On the 10 o’clock news on 30 April, the BBC Home Affairs Editor claimed that, in 2008, there was a net outflow of non UK workers of 8,000 so the real pressure on British jobs was from a net inflow of 46,000 EU workers which none of the parties had any plans to control. To do so Britain would have to leave the EU – a policy advocated only by UKIP and the BNP.
Unfortunately, Mark Easton fell into a common error. He was looking at the results of the International Passenger Service . This is a voluntary survey of 2 per cent of those arriving and departing from Britain. They are asked if they intend to change their place of residence for more than a year. If so, they are classed as migrants. In 2008 there were about ½ million arrivals (including British citizens).
Migrants are then asked further questions, including their main reason for migrating. Those who have a job to go to or are seeking work are considered to be “workers”.
The snag is that large numbers from outside the EU come as students but when they go home they say, naturally enough, that they are seeking work. This gives the impression that they are part of an outflow of workers when, in fact, they came as students. The point is illustrated by the fact that, in 2008, 126,000 non EU people arrived for “formal study” but only 6,000 left saying that their purpose was formal study. The missing 120,000 are not all still here, many will have left seeking work – apparently as “workers”.
Migrationwatch has already challenged the Government’s Migration Advisory Committee on this point.
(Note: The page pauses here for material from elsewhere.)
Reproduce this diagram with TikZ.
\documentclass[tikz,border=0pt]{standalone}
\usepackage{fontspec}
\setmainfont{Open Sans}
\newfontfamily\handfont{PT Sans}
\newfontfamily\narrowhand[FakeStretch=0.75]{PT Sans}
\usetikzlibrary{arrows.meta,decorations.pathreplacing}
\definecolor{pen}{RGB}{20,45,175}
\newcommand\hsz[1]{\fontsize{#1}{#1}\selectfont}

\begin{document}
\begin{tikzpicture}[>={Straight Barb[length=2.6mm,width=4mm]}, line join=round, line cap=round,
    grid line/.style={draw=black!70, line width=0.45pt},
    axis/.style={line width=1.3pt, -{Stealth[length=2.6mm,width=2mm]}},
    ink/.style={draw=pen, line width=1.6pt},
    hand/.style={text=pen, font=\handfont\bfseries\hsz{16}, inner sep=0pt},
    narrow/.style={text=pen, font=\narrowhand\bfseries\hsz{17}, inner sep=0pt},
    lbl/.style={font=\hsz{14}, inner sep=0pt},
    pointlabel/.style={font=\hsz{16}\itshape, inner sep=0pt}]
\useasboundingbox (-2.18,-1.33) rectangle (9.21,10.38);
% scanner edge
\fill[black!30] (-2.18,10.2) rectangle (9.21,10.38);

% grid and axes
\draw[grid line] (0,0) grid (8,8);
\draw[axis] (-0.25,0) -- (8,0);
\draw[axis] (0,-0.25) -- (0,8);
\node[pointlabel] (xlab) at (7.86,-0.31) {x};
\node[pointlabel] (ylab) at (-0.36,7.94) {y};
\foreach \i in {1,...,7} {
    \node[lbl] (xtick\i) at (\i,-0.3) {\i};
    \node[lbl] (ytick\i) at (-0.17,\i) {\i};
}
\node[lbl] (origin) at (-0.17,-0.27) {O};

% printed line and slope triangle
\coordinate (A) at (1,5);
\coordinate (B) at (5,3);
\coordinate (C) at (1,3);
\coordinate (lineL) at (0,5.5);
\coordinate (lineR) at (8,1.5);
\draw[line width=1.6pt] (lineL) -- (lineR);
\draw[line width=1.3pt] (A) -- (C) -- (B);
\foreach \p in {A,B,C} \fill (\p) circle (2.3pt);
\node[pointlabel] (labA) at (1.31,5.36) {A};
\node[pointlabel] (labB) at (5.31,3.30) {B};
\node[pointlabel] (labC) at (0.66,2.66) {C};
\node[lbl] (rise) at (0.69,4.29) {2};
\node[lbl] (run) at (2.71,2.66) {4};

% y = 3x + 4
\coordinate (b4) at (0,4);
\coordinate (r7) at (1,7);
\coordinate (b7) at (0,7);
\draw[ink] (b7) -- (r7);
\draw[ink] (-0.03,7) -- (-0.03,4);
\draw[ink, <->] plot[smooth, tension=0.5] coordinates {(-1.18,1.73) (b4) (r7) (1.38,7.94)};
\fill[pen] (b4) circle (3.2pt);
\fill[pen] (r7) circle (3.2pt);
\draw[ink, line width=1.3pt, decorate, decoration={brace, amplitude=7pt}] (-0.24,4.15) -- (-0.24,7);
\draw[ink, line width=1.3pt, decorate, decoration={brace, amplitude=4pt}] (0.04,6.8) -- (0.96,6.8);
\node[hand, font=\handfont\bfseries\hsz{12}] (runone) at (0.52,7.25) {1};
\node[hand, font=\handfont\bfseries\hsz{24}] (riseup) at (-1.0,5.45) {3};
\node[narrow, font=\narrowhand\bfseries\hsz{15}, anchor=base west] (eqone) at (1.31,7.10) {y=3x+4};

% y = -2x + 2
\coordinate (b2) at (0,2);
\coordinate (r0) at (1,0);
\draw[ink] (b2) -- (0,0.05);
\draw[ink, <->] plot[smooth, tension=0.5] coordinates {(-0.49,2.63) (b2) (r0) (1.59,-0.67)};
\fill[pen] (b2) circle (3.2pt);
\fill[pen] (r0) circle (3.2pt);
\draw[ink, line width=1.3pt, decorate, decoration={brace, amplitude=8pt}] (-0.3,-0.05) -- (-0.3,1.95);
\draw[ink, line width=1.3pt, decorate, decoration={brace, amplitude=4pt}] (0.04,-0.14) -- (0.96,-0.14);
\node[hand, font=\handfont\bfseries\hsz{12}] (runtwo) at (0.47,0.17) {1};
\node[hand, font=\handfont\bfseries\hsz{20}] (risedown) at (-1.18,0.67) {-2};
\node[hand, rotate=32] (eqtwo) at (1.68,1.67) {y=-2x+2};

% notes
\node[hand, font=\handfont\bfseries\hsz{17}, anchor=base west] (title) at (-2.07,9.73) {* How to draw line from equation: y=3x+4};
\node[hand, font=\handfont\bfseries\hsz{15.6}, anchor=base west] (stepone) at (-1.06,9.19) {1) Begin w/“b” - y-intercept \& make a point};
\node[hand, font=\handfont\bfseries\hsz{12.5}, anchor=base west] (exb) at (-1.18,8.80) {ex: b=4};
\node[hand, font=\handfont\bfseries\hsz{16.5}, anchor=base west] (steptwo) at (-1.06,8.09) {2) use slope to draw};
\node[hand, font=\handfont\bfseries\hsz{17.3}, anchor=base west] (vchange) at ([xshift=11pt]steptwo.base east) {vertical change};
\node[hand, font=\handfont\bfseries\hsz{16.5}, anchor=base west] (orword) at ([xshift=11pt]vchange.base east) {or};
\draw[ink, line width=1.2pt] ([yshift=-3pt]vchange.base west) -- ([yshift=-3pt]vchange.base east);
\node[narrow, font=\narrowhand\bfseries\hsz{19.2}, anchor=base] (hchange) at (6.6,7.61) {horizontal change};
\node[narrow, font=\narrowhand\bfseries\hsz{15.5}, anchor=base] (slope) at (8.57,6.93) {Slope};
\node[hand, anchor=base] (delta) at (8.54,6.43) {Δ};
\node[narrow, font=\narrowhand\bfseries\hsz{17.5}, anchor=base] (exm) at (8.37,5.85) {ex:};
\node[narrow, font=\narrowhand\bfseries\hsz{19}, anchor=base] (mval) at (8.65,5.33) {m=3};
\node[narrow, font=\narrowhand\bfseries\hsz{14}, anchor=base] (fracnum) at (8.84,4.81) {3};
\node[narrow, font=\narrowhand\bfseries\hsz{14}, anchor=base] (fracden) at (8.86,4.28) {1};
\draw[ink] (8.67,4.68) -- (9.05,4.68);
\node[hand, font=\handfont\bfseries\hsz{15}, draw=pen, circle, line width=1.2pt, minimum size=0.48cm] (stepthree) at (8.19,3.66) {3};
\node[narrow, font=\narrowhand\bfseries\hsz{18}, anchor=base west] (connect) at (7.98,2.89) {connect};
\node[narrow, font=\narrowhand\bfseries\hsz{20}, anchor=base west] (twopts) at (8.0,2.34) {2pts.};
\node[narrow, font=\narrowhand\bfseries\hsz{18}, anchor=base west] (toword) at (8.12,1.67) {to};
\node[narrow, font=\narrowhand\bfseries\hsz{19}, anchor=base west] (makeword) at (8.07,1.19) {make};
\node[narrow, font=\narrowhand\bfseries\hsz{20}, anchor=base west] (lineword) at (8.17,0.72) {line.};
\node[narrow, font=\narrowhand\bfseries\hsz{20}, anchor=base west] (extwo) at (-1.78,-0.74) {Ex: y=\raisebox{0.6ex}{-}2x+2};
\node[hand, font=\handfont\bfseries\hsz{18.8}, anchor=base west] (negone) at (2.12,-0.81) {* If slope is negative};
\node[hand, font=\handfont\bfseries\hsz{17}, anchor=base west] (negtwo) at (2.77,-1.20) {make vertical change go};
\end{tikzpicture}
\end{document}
As a result, they included the following passage in their December 2009 report  on the Points Based System (para 3.26 on page 45):
“….. a net outflow is recorded for work-related reasons in the year to December 2008. However, the figures for those departing for work purposes included those who arrive as students and are returning home to work. The International Passenger Survey (IPS) does not distinguish between the two categories”.
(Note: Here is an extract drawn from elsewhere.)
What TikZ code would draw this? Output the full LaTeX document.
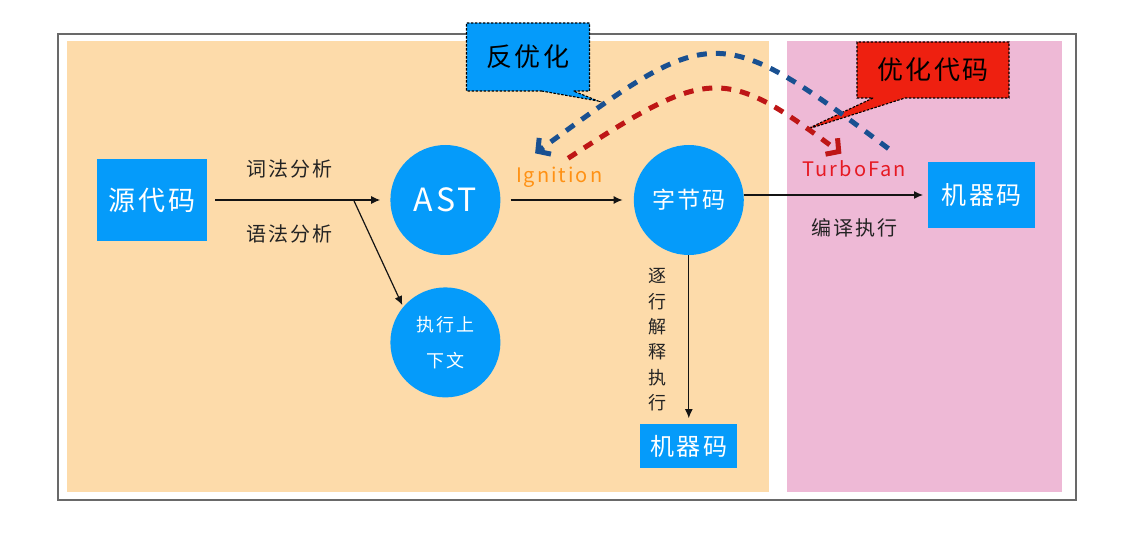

So what are the correct figures? Given that many arrive for one reason and leave for another, it is only worth looking at arrivals. In 2008 67,000 non EU foreign nationals arrived with a definite job or looking for work. Adding 50 per cent for dependents gives about 100,000. The same survey gave the total number of non British migrants arriving in that year as 456,000 so workers made up 22 per cent of the total or more than one in five – not one in eight as Mark Easton claimed.
There is a case for omitting students from the total since they will be returning home and will be replaced by others so that they do not continually add to the overall number of migrants. If the 166,000 students are taken out of the calculation the proportion becomes 34 per cent.
There is also a wider point. Net immigration is the central issue as it is that which is mainly responsible for driving our population up to 70 million in 20 years. Over the last ten years net immigration from the EU 15 has averaged only 20,000 a year compared to net foreign immigration in 2008 of 250,000. Immigration from Eastern Europe has been high but the net number last year declined to 20,000. In short, to imply that the main issue for immigration policy is the EU, is very misleading.